[START MATERIAL]

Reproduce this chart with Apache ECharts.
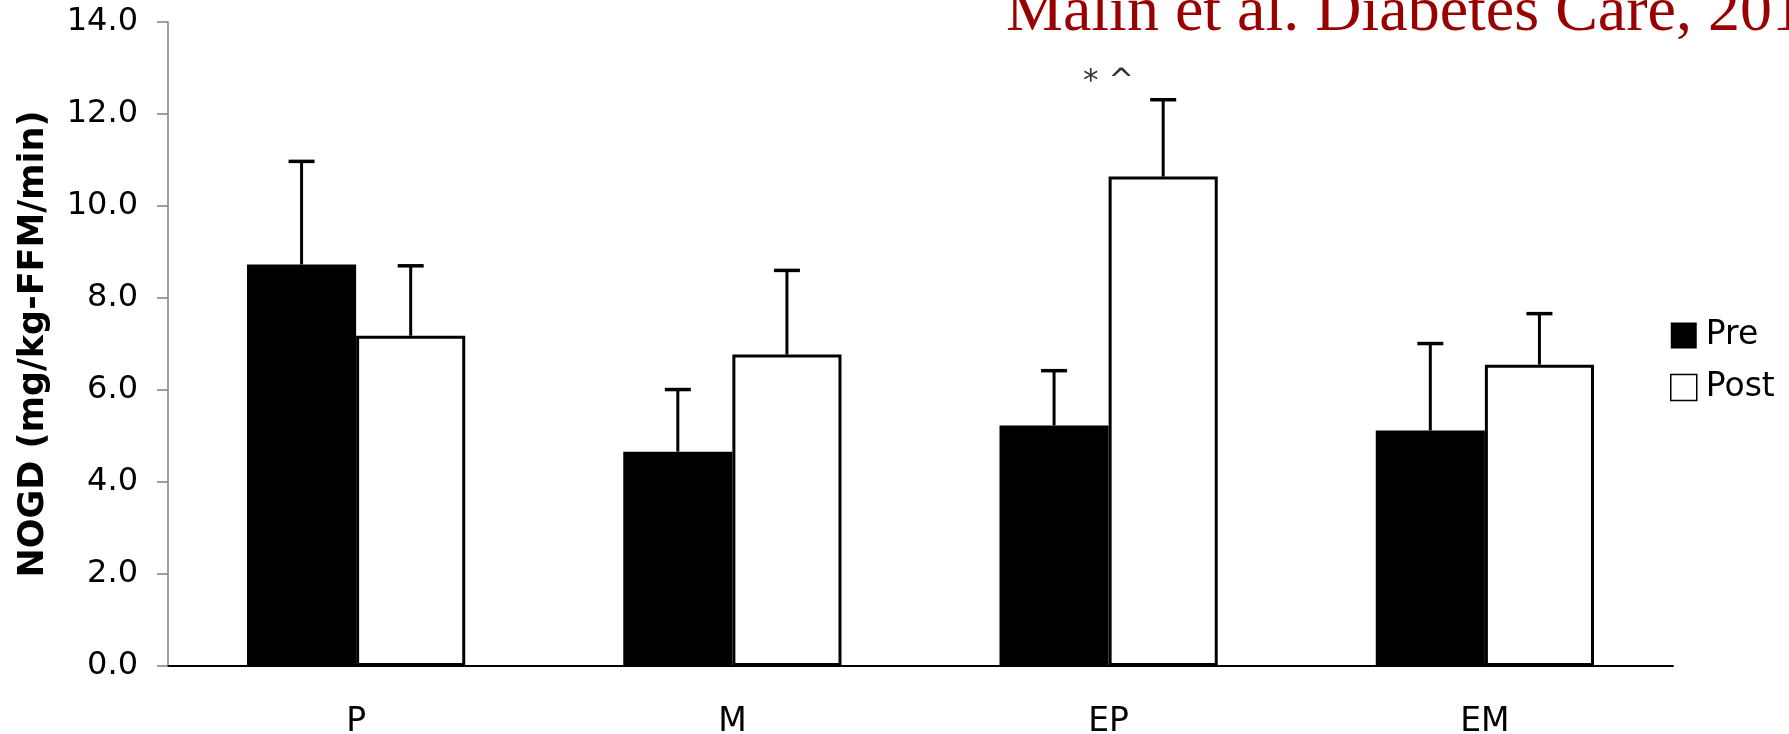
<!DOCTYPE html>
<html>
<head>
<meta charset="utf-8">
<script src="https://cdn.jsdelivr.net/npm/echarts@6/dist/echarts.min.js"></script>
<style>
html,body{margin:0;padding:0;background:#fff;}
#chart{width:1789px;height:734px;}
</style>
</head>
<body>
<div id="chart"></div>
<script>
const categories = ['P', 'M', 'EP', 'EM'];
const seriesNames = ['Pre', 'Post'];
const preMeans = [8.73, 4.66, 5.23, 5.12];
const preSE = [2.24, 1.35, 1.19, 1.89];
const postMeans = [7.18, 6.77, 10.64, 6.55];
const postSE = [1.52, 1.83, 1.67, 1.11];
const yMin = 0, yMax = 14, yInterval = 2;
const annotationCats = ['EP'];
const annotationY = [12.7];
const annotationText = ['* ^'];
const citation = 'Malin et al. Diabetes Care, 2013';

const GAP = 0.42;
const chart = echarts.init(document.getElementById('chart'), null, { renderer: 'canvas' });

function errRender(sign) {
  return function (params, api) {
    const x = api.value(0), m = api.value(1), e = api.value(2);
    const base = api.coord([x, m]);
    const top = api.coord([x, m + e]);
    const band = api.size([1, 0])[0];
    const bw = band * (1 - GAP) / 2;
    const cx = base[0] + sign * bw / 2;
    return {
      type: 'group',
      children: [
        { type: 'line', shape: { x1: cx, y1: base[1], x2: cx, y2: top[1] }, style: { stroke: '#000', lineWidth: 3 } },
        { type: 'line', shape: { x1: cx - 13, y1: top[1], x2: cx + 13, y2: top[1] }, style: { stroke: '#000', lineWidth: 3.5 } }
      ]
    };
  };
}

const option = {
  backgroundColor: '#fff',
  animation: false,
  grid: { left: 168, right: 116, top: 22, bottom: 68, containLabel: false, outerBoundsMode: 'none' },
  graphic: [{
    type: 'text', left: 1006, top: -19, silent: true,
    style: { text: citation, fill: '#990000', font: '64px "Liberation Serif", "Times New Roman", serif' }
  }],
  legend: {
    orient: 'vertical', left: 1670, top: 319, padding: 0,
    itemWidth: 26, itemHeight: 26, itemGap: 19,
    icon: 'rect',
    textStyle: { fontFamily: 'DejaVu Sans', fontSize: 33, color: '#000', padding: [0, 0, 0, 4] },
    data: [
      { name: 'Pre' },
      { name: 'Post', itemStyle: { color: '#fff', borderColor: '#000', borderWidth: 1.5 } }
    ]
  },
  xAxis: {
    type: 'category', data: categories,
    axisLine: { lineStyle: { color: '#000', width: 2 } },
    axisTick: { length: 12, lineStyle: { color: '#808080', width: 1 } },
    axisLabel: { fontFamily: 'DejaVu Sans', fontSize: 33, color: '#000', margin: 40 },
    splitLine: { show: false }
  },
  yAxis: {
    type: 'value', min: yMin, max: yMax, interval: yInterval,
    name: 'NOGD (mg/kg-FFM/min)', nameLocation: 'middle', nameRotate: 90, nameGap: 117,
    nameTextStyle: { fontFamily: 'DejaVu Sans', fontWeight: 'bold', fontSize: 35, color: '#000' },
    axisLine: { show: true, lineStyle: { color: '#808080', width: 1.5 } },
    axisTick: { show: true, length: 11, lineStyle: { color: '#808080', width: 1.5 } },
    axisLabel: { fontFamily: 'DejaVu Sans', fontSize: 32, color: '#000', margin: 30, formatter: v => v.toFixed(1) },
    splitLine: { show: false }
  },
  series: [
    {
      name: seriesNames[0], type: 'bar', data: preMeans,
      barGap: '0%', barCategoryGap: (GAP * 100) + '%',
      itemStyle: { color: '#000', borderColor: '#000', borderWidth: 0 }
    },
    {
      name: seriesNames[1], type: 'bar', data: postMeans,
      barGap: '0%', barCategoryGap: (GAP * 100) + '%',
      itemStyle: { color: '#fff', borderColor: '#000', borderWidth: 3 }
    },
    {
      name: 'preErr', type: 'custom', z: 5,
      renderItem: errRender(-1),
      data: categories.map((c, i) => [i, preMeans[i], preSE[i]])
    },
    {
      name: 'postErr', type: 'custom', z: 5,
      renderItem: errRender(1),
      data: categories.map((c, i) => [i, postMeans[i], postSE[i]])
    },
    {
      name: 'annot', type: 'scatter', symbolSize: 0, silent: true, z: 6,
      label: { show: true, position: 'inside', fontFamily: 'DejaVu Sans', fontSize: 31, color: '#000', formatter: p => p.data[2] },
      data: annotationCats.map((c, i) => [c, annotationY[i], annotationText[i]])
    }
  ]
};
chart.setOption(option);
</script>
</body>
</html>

[END MATERIAL]

• [TASK TO CARRY OUT]: Copy every line of the data exactly as written, excluding the pictures.

• [RIGHT ANSWER]:
Reproduce this chart with Apache ECharts.
<!DOCTYPE html>
<html>
<head>
<meta charset="utf-8">
<script src="https://cdn.jsdelivr.net/npm/echarts@6/dist/echarts.min.js"></script>
<style>
html,body{margin:0;padding:0;background:#fff;}
#chart{width:1789px;height:734px;}
</style>
</head>
<body>
<div id="chart"></div>
<script>
const categories = ['P', 'M', 'EP', 'EM'];
const seriesNames = ['Pre', 'Post'];
const preMeans = [8.73, 4.66, 5.23, 5.12];
const preSE = [2.24, 1.35, 1.19, 1.89];
const postMeans = [7.18, 6.77, 10.64, 6.55];
const postSE = [1.52, 1.83, 1.67, 1.11];
const yMin = 0, yMax = 14, yInterval = 2;
const annotationCats = ['EP'];
const annotationY = [12.7];
const annotationText = ['* ^'];
const citation = 'Malin et al. Diabetes Care, 2013';

const GAP = 0.42;
const chart = echarts.init(document.getElementById('chart'), null, { renderer: 'canvas' });

function errRender(sign) {
  return function (params, api) {
    const x = api.value(0), m = api.value(1), e = api.value(2);
    const base = api.coord([x, m]);
    const top = api.coord([x, m + e]);
    const band = api.size([1, 0])[0];
    const bw = band * (1 - GAP) / 2;
    const cx = base[0] + sign * bw / 2;
    return {
      type: 'group',
      children: [
        { type: 'line', shape: { x1: cx, y1: base[1], x2: cx, y2: top[1] }, style: { stroke: '#000', lineWidth: 3 } },
        { type: 'line', shape: { x1: cx - 13, y1: top[1], x2: cx + 13, y2: top[1] }, style: { stroke: '#000', lineWidth: 3.5 } }
      ]
    };
  };
}

const option = {
  backgroundColor: '#fff',
  animation: false,
  grid: { left: 168, right: 116, top: 22, bottom: 68, containLabel: false, outerBoundsMode: 'none' },
  graphic: [{
    type: 'text', left: 1006, top: -19, silent: true,
    style: { text: citation, fill: '#990000', font: '64px "Liberation Serif", "Times New Roman", serif' }
  }],
  legend: {
    orient: 'vertical', left: 1670, top: 319, padding: 0,
    itemWidth: 26, itemHeight: 26, itemGap: 19,
    icon: 'rect',
    textStyle: { fontFamily: 'DejaVu Sans', fontSize: 33, color: '#000', padding: [0, 0, 0, 4] },
    data: [
      { name: 'Pre' },
      { name: 'Post', itemStyle: { color: '#fff', borderColor: '#000', borderWidth: 1.5 } }
    ]
  },
  xAxis: {
    type: 'category', data: categories,
    axisLine: { lineStyle: { color: '#000', width: 2 } },
    axisTick: { length: 12, lineStyle: { color: '#808080', width: 1 } },
    axisLabel: { fontFamily: 'DejaVu Sans', fontSize: 33, color: '#000', margin: 40 },
    splitLine: { show: false }
  },
  yAxis: {
    type: 'value', min: yMin, max: yMax, interval: yInterval,
    name: 'NOGD (mg/kg-FFM/min)', nameLocation: 'middle', nameRotate: 90, nameGap: 117,
    nameTextStyle: { fontFamily: 'DejaVu Sans', fontWeight: 'bold', fontSize: 35, color: '#000' },
    axisLine: { show: true, lineStyle: { color: '#808080', width: 1.5 } },
    axisTick: { show: true, length: 11, lineStyle: { color: '#808080', width: 1.5 } },
    axisLabel: { fontFamily: 'DejaVu Sans', fontSize: 32, color: '#000', margin: 30, formatter: v => v.toFixed(1) },
    splitLine: { show: false }
  },
  series: [
    {
      name: seriesNames[0], type: 'bar', data: preMeans,
      barGap: '0%', barCategoryGap: (GAP * 100) + '%',
      itemStyle: { color: '#000', borderColor: '#000', borderWidth: 0 }
    },
    {
      name: seriesNames[1], type: 'bar', data: postMeans,
      barGap: '0%', barCategoryGap: (GAP * 100) + '%',
      itemStyle: { color: '#fff', borderColor: '#000', borderWidth: 3 }
    },
    {
      name: 'preErr', type: 'custom', z: 5,
      renderItem: errRender(-1),
      data: categories.map((c, i) => [i, preMeans[i], preSE[i]])
    },
    {
      name: 'postErr', type: 'custom', z: 5,
      renderItem: errRender(1),
      data: categories.map((c, i) => [i, postMeans[i], postSE[i]])
    },
    {
      name: 'annot', type: 'scatter', symbolSize: 0, silent: true, z: 6,
      label: { show: true, position: 'inside', fontFamily: 'DejaVu Sans', fontSize: 31, color: '#000', formatter: p => p.data[2] },
      data: annotationCats.map((c, i) => [c, annotationY[i], annotationText[i]])
    }
  ]
};
chart.setOption(option);
</script>
</body>
</html>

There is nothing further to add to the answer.